PROMPT: Using the listing below, copy every line that mentions "this".

(Entries with chart source code)
________________

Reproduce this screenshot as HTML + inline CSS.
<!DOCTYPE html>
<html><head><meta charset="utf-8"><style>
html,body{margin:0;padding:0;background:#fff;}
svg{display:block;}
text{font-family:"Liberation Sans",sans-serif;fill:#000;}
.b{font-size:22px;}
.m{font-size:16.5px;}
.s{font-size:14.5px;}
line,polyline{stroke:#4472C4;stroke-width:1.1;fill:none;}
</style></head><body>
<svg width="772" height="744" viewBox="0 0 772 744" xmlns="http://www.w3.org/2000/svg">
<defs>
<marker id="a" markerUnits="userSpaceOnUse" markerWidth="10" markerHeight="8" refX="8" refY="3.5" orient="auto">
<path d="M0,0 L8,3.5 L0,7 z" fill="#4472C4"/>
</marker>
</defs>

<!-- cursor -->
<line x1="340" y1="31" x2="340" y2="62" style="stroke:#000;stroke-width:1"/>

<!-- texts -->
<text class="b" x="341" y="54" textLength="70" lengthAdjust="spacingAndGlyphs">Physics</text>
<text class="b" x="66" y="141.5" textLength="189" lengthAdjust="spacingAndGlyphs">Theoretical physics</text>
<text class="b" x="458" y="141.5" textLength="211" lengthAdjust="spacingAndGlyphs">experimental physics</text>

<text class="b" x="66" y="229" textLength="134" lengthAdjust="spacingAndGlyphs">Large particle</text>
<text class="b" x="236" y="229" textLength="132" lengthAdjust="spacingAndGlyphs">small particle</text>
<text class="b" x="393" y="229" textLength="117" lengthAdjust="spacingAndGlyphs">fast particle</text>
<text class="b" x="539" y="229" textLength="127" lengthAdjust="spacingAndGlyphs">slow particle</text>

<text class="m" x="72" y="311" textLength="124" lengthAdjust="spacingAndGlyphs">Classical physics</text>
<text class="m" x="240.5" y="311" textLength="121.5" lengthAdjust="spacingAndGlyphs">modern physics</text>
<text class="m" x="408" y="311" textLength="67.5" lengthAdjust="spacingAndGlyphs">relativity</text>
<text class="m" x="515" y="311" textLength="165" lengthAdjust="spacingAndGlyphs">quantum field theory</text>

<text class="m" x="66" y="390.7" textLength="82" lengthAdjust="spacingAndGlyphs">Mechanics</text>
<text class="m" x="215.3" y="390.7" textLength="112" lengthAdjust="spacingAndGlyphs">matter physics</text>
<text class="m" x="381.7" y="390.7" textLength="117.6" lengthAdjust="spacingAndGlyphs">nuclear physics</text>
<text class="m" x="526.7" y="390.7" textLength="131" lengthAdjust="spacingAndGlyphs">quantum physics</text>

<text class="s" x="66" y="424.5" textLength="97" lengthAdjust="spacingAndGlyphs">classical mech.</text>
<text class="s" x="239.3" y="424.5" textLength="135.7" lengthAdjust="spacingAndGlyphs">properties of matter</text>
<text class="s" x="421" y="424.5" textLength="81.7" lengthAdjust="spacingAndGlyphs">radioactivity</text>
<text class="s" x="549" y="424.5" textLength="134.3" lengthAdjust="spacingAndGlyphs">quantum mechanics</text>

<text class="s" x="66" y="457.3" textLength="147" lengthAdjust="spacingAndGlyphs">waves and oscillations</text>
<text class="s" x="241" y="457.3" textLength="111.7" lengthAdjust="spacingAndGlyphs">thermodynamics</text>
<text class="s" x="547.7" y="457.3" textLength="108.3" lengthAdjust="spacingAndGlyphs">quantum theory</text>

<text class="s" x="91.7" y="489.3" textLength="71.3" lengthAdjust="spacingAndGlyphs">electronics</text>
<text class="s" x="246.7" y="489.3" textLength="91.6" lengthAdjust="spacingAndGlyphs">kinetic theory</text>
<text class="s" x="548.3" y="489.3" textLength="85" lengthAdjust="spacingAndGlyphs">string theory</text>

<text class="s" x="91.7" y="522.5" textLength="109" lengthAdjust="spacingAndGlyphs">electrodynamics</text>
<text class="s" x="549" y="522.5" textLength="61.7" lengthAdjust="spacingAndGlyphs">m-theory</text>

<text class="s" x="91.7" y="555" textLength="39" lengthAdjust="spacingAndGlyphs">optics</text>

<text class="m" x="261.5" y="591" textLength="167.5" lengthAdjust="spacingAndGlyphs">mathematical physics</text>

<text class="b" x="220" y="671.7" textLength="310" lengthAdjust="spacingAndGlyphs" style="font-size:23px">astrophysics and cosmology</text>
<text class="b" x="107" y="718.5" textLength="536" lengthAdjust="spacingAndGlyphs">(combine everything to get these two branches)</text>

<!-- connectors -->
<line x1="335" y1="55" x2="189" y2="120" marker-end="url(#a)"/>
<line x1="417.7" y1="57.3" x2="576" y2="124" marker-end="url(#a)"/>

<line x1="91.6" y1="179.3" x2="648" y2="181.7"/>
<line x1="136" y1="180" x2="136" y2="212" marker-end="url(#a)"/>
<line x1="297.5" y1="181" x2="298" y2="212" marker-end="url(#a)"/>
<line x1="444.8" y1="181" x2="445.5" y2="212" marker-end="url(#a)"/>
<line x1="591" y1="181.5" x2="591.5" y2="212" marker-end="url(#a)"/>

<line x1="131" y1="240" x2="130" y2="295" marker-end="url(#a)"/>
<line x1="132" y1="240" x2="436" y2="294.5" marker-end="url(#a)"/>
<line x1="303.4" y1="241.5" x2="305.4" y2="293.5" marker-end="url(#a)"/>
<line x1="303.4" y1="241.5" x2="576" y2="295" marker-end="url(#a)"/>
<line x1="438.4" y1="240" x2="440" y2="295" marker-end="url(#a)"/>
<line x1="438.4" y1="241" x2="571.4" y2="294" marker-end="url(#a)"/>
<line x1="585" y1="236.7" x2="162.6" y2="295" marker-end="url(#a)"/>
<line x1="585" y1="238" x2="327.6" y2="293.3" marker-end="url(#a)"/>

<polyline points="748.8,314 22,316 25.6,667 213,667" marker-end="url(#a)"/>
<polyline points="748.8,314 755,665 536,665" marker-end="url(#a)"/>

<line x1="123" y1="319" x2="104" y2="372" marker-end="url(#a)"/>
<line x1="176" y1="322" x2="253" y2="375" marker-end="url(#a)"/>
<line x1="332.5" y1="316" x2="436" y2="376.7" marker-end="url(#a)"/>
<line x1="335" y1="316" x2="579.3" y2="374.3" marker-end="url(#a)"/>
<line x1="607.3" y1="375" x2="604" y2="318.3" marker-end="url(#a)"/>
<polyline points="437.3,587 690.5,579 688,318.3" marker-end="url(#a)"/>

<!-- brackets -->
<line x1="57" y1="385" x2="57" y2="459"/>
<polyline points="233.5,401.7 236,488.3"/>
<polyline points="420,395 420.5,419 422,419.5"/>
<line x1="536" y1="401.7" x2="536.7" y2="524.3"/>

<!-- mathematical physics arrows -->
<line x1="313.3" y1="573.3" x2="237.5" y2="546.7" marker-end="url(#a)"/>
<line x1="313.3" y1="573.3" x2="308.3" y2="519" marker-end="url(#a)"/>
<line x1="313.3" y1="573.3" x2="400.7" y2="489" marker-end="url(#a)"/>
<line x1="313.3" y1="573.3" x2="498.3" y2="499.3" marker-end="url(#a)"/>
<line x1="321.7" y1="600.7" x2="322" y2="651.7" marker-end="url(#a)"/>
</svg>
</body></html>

________________

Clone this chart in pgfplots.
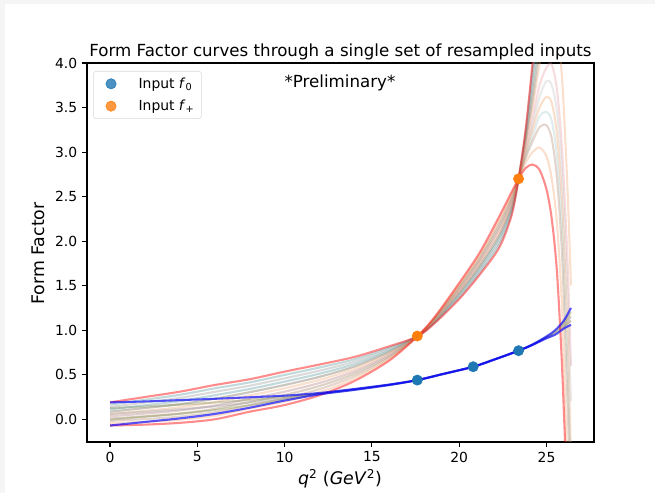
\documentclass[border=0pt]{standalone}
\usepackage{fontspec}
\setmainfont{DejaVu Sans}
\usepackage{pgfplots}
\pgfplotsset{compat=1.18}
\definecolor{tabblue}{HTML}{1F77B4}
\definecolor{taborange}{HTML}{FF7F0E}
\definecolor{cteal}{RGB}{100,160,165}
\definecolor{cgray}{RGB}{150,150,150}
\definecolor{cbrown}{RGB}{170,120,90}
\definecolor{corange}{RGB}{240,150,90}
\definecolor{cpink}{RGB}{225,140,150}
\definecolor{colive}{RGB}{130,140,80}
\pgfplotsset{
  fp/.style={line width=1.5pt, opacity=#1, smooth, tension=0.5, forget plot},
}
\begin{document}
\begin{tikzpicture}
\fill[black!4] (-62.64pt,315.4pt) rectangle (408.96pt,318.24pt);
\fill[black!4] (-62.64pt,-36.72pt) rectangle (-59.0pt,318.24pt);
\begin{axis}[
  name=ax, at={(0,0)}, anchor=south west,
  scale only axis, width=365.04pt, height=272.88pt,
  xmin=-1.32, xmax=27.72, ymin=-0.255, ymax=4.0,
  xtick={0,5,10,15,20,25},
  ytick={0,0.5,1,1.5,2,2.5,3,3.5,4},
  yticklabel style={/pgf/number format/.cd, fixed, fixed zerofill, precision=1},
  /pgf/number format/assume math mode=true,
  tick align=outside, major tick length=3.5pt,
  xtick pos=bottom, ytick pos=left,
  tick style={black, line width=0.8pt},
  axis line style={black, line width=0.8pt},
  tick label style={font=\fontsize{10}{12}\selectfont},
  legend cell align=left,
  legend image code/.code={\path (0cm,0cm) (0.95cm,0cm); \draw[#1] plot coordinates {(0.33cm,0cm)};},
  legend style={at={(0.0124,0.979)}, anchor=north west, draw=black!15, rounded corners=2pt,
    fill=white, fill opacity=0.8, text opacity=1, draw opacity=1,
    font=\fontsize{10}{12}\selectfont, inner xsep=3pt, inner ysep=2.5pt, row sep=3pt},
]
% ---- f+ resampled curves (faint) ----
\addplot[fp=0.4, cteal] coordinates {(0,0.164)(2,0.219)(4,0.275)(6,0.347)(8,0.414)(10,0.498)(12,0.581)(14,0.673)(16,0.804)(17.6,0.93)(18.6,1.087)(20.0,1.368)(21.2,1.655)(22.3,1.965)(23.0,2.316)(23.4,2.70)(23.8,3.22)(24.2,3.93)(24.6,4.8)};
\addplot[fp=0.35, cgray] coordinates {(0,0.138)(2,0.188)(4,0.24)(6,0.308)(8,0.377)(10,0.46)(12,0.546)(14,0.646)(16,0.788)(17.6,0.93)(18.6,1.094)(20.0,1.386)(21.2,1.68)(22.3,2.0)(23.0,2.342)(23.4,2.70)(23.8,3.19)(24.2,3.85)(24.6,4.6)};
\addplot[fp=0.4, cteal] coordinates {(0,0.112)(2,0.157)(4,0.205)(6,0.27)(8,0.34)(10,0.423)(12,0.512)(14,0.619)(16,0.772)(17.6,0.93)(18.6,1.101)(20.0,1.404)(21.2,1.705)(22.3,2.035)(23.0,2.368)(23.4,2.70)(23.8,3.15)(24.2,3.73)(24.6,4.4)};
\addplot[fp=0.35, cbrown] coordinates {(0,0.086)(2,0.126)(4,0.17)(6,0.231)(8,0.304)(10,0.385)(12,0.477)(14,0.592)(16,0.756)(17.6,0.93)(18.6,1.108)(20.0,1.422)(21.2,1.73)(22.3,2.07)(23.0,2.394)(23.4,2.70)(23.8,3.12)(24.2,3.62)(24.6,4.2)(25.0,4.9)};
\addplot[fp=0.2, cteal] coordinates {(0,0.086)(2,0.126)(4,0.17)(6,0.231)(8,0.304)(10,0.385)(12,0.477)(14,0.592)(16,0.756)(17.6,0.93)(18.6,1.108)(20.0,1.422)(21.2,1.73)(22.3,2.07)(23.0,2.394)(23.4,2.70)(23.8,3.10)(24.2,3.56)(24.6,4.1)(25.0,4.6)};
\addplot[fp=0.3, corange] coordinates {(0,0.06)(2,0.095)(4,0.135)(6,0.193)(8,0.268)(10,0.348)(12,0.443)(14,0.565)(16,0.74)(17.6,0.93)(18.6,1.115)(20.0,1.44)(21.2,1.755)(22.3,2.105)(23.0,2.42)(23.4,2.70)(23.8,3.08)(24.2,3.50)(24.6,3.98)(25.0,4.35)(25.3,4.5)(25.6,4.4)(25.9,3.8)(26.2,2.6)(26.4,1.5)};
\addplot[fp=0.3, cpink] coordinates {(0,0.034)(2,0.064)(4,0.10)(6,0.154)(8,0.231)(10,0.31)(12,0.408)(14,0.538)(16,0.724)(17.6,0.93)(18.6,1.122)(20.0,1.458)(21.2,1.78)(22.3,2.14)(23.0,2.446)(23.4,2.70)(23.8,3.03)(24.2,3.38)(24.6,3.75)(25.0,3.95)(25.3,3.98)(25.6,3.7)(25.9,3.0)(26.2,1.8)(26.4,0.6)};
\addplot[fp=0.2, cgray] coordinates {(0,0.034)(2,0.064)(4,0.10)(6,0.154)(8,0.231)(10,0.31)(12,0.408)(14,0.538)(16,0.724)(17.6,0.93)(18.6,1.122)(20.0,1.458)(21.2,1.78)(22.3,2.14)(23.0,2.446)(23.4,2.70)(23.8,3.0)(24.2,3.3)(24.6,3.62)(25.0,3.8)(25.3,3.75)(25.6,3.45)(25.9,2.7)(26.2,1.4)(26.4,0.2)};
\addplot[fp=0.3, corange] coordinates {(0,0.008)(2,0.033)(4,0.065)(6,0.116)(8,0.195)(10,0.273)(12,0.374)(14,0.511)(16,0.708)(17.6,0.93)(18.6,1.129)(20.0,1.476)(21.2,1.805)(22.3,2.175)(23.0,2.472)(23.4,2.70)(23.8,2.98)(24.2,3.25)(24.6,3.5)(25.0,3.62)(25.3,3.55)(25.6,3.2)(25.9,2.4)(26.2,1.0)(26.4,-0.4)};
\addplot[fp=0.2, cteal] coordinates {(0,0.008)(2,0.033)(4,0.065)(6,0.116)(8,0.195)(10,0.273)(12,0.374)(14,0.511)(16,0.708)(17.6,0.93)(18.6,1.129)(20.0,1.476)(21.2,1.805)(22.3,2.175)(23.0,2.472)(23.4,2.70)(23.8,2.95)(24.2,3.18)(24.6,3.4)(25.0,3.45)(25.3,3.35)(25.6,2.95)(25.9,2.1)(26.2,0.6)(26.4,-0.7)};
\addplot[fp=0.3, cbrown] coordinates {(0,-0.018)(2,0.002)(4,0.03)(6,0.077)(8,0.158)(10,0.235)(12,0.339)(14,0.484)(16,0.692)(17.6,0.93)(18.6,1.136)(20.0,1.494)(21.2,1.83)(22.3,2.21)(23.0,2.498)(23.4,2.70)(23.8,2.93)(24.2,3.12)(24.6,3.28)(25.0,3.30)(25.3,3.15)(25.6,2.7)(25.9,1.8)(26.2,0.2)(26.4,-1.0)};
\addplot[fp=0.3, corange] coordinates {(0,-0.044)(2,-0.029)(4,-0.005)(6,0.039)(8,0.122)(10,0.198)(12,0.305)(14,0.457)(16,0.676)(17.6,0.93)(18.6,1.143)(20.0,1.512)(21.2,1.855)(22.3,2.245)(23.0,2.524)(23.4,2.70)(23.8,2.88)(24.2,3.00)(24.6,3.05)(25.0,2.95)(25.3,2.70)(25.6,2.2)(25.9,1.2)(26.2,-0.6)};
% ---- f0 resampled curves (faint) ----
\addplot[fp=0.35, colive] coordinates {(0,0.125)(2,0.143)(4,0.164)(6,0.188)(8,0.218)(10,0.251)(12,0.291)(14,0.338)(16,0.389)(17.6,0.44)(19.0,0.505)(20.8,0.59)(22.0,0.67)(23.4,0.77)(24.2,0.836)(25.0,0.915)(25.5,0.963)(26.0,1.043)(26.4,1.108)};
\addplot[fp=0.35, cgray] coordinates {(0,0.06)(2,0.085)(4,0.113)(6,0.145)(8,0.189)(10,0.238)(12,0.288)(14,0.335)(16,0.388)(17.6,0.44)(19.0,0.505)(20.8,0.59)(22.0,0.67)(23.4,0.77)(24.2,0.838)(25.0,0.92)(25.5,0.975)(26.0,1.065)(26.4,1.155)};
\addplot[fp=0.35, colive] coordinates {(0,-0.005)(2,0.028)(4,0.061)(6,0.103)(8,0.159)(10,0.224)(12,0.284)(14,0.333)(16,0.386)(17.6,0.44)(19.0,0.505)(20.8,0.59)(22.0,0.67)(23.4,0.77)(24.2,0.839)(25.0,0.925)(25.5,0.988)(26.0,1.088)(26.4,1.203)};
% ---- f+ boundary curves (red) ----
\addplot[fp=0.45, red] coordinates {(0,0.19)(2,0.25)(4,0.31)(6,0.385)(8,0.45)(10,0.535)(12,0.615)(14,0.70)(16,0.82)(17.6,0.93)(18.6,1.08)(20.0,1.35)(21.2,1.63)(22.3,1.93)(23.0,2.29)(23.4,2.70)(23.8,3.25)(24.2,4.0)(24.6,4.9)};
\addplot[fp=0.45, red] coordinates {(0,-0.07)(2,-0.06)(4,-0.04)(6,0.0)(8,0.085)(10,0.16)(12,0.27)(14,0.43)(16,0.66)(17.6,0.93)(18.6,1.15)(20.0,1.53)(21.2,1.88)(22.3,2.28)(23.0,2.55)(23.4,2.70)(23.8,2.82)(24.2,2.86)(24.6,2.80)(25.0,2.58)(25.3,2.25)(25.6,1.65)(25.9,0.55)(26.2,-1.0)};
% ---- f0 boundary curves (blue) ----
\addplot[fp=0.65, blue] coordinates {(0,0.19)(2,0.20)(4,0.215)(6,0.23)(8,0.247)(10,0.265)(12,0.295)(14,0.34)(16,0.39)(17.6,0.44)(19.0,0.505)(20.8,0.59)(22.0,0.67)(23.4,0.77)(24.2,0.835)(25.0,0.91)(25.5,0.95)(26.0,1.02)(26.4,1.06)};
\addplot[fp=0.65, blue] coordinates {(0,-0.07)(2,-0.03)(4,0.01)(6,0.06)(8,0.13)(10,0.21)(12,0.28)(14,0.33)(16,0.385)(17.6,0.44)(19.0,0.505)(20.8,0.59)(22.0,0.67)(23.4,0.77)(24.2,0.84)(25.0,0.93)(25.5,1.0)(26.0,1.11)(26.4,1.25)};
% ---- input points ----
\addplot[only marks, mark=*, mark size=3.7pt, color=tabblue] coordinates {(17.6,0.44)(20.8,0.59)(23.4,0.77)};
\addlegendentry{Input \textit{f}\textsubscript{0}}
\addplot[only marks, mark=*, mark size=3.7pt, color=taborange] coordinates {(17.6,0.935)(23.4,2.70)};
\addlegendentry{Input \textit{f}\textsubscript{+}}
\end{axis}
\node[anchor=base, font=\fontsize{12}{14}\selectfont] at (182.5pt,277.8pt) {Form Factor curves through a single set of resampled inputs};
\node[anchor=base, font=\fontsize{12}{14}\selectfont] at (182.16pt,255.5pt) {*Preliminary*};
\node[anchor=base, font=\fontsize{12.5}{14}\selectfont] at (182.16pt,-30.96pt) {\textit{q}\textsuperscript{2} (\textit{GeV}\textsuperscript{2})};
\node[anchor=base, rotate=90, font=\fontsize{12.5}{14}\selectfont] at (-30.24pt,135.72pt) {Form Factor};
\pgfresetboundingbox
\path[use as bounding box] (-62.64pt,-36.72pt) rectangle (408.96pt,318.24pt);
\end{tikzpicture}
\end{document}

________________

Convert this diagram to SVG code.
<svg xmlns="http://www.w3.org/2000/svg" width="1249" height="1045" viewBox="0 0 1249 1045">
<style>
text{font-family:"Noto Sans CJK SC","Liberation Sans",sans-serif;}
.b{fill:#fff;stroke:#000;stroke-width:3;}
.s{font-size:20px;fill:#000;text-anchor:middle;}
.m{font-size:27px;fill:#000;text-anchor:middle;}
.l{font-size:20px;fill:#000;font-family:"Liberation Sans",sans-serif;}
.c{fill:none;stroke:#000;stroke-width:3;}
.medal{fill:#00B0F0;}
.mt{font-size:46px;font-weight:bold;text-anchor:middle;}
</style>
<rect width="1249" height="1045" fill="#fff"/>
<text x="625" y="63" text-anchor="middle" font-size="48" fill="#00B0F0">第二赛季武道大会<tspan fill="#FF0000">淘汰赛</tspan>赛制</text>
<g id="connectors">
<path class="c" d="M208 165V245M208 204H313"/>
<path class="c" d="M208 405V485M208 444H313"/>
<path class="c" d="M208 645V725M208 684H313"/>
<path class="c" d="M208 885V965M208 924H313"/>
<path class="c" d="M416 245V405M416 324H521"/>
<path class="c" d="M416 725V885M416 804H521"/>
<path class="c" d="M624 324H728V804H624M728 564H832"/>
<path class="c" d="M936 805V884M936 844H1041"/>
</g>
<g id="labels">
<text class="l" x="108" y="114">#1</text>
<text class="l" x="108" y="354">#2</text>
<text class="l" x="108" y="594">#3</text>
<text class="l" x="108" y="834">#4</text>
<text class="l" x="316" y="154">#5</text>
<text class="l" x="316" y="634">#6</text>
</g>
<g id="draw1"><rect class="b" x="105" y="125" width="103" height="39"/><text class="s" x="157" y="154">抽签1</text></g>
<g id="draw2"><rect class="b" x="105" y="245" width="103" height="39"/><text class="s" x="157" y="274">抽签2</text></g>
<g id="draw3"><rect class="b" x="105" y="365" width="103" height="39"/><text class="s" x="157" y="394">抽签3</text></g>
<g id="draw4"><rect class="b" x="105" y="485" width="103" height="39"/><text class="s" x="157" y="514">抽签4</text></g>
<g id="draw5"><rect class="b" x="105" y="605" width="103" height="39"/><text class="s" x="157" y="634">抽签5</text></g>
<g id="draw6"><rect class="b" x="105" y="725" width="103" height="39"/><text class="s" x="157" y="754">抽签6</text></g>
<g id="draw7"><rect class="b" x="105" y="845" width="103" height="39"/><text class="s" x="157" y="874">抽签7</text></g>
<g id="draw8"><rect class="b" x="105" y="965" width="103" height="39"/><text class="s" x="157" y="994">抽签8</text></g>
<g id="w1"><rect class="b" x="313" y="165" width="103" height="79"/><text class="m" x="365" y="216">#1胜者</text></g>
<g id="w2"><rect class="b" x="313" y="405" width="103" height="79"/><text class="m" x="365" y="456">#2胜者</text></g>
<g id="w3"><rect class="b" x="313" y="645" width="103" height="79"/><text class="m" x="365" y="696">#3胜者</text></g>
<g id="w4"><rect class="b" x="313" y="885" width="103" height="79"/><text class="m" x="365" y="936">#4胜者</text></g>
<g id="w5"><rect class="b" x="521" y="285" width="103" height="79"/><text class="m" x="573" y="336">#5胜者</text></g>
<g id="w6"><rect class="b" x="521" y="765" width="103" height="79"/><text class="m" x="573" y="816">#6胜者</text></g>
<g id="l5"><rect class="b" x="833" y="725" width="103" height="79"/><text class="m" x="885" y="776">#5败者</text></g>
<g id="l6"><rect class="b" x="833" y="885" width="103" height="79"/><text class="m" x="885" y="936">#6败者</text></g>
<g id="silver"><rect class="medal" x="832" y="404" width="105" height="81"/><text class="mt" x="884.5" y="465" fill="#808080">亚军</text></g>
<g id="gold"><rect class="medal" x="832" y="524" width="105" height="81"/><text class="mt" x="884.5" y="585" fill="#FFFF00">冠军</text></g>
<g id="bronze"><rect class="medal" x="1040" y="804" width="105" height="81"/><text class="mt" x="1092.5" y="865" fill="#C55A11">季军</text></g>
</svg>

________________

IN RESPONSE:
Reproduce this screenshot as HTML + inline CSS.
Clone this chart in pgfplots.
Convert this diagram to SVG code.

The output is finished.